What you are asked to do
From the first line of the data below through the line bearing "XAxis, YAxis, ReferenceLine", reproduce each line exactly; do not include pictures.

Data provided
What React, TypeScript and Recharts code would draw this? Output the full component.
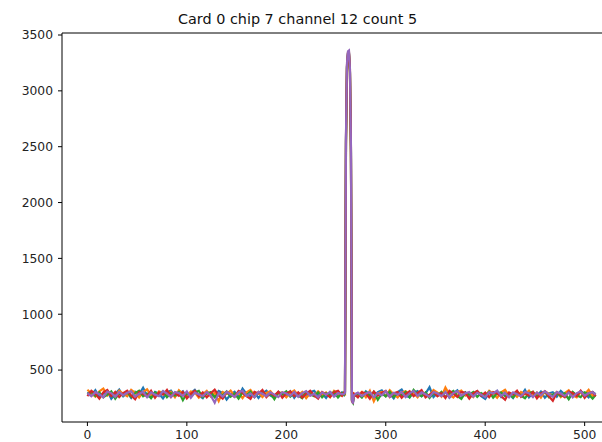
import { LineChart, Line, XAxis, YAxis, ReferenceLine } from 'recharts';

// sample positions (decimated away from the pulse, full resolution around it)
const xs = [
  0, 4, 8, 12, 16, 20, 24, 28, 32, 36, 40, 44, 48, 52, 56, 60, 64, 68, 72, 76,
  80, 84, 88, 92, 96, 100, 104, 108, 112, 116, 120, 124, 128, 132, 136, 140, 144, 148, 152, 156,
  160, 164, 168, 172, 176, 180, 184, 188, 192, 196, 200, 204, 208, 212, 216, 220, 224, 228, 232, 236,
  240, 244, 248, 252, 256,
  258, 259, 260, 261, 262, 263, 264, 265, 266, 267, 268,
  272, 276, 280, 284, 288, 292, 296, 300, 304, 308, 312, 316, 320, 324, 328, 332, 336, 340, 344, 348,
  352, 356, 360, 364, 368, 372, 376, 380, 384, 388, 392, 396, 400, 404, 408, 412, 416, 420, 424, 428,
  432, 436, 440, 444, 448, 452, 456, 460, 464, 468, 472, 476, 480, 484, 488, 492, 496, 500, 504, 508,
  511,
];

const series0 = [
  300, 275, 320, 258, 290, 312, 242, 285, 326, 266,
  298, 252, 306, 282, 342, 272, 256, 304, 288, 246,
  300, 316, 266, 284, 310, 258, 294, 322, 272, 248,
  304, 286, 262, 314, 294, 236, 280, 306, 258, 334,
  286, 266, 300, 250, 292, 316, 272, 256, 304, 284,
  266, 310, 252, 296, 280, 258, 302, 314, 268, 290,
  250, 304, 282, 262, 300,
  278, 300, 2550, 3220, 3330, 3335, 3180, 2450, 230, 215, 280,
  294, 262, 310, 280, 250, 302, 318, 266, 288, 246,
  304, 326, 272, 256, 298, 312, 266, 290, 346, 258,
  294, 272, 306, 252, 292, 318, 268, 300, 256, 288,
  310, 266, 242, 296, 280, 314, 260, 302, 284, 250,
  304, 272, 322, 256, 294, 268, 308, 252, 290, 302,
  262, 314, 282, 244, 300, 270, 310, 288, 256, 304,
  284,
];

const series1 = [
  324, 290, 262, 310, 334, 272, 302, 256, 316, 288,
  266, 322, 296, 254, 304, 328, 276, 260, 310, 292,
  270, 304, 256, 320, 288, 268, 308, 300, 252, 282,
  314, 262, 298, 222, 304, 286, 316, 268, 294, 248,
  300, 322, 272, 304, 258, 296, 312, 266, 290, 302,
  256, 294, 318, 272, 304, 248, 292, 268, 310, 280,
  300, 258, 314, 286, 268,
  290, 285, 2500, 3200, 3320, 3325, 3160, 2400, 240, 225, 290,
  272, 304, 256, 314, 220, 292, 304, 268, 320, 284,
  254, 300, 310, 270, 294, 256, 304, 286, 268, 322,
  298, 262, 344, 280, 254, 302, 316, 272, 294, 258,
  306, 284, 266, 314, 290, 252, 300, 324, 270, 292,
  260, 304, 282, 316, 266, 298, 254, 310, 288, 272,
  302, 258, 294, 320, 274, 256, 304, 284, 324, 268,
  290,
];

const series2 = [
  285, 304, 268, 300, 256, 280, 308, 244, 292, 272,
  304, 260, 294, 316, 266, 288, 248, 300, 280, 310,
  256, 294, 272, 304, 230, 292, 266, 300, 314, 258,
  288, 302, 256, 294, 272, 308, 262, 290, 244, 298,
  274, 306, 258, 296, 304, 266, 292, 240, 300, 282,
  310, 262, 294, 272, 248, 304, 284, 266, 300, 256,
  292, 272, 304, 254, 294,
  276, 290, 2530, 3210, 3335, 3340, 3170, 2480, 225, 208, 262,
  288, 254, 300, 268, 304, 234, 290, 266, 306, 260,
  292, 272, 304, 256, 322, 284, 266, 300, 250, 294,
  272, 304, 258, 292, 314, 268, 242, 298, 280, 304,
  260, 294, 270, 306, 252, 292, 300, 266, 288, 256,
  302, 272, 248, 294, 306, 262, 290, 304, 256, 280,
  298, 266, 292, 240, 304, 274, 258, 300, 282, 244,
  276,
];

const series3 = [
  266, 314, 288, 244, 300, 322, 268, 304, 258, 294,
  316, 272, 238, 304, 286, 266, 314, 252, 300, 280,
  322, 260, 296, 270, 304, 246, 288, 314, 266, 300,
  256, 292, 324, 272, 244, 304, 284, 260, 314, 296,
  266, 242, 304, 290, 322, 258, 294, 272, 306, 252,
  292, 310, 266, 300, 254, 288, 314, 272, 244, 304,
  282, 258, 302, 314, 272,
  300, 310, 2580, 3230, 3345, 3350, 3190, 2500, 220, 212, 286,
  256, 302, 290, 244, 308, 272, 296, 314, 258, 292,
  304, 252, 288, 310, 266, 296, 320, 256, 280, 304,
  266, 294, 250, 314, 288, 260, 304, 296, 244, 292,
  314, 270, 298, 256, 304, 290, 266, 234, 300, 282,
  316, 260, 294, 272, 304, 246, 292, 310, 266, 226,
  300, 280, 256, 308, 294, 268, 314, 252, 292, 304,
  264,
];

const series4 = [
  294, 266, 302, 284, 256, 308, 294, 260, 304, 274,
  296, 310, 262, 288, 304, 256, 300, 280, 266, 312,
  290, 258, 304, 294, 268, 310, 252, 298, 282, 266,
  304, 272, 208, 294, 262, 306, 284, 260, 300, 314,
  268, 292, 256, 304, 288, 266, 300, 280, 258, 302,
  290, 268, 304, 260, 294, 312, 270, 288, 256, 300,
  280, 304, 262, 294, 284,
  284, 296, 2600, 3250, 3355, 3362, 3200, 2520, 235, 200, 276,
  298, 266, 290, 304, 256, 294, 274, 310, 262, 296,
  280, 304, 258, 292, 314, 268, 300, 284, 260, 304,
  290, 266, 302, 256, 294, 310, 272, 292, 304, 262,
  296, 280, 258, 304, 290, 314, 268, 294, 256, 300,
  284, 266, 304, 292, 258, 300, 274, 310, 282, 260,
  304, 290, 268, 298, 256, 294, 308, 272, 292, 302,
  280,
];

const xTicks = [0, 100, 200, 300, 400, 500];
const yTicks = [500, 1000, 1500, 2000, 2500, 3000, 3500];

const X_MIN = -25.55;
const X_MAX = 536.55;
const Y_MIN = 35;
const Y_MAX = 3518;

const colors = ['#1f77b4', '#ff7f0e', '#2ca02c', '#d62728', '#9467bd'];
const keys = ['s0', 's1', 's2', 's3', 's4'];

const chartData = xs.map((x, i) => ({
  x,
  s0: series0[i],
  s1: series1[i],
  s2: series2[i],
  s3: series3[i],
  s4: series4[i],
}));

const tickStyle = { fill: '#222', fontSize: 12.3, fontFamily: 'DejaVu Sans' };

export default function App() {
  return (
    <div
      style={{
        position: 'fixed',
        left: 0,
        top: 0,
        width: 602,
        height: 442,
        overflow: 'hidden',
        background: '#fff',
      }}
    >
      <div
        style={{
          position: 'absolute',
          left: 0,
          top: 12,
          width: 595,
          textAlign: 'center',
          fontFamily: 'DejaVu Sans',
          fontSize: 14.4,
          lineHeight: '14.4px',
          color: '#111',
        }}
      >
        Card 0 chip 7 channel 12 count 5
      </div>
      <LineChart
        width={640}
        height={442}
        data={chartData}
        margin={{ top: 33, right: 19, bottom: 0, left: 12 }}
      >
        <XAxis
          dataKey="x"
          type="number"
          domain={[X_MIN, X_MAX]}
          ticks={xTicks}
          allowDataOverflow
          height={20}
          tickSize={4}
          tickMargin={4}
          stroke="#000"
          tick={tickStyle}
        />
        <YAxis
          type="number"
          domain={[Y_MIN, Y_MAX]}
          ticks={yTicks}
          allowDataOverflow
          width={50}
          tickSize={4}
          tickMargin={5}
          stroke="#000"
          tick={tickStyle}
        />
        <ReferenceLine y={Y_MAX} stroke="#000" strokeWidth={1} />
        <ReferenceLine x={X_MAX} stroke="#000" strokeWidth={1} />
        {keys.map((k, i) => (
          <Line
            key={k}
            dataKey={k}
            type="linear"
            stroke={colors[i]}
            strokeWidth={2.2}
            dot={false}
            isAnimationActive={false}
          />
        ))}
      </LineChart>
    </div>
  );
}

Task response
What React, TypeScript and Recharts code would draw this? Output the full component.
import { LineChart, Line, XAxis, YAxis, ReferenceLine } from 'recharts';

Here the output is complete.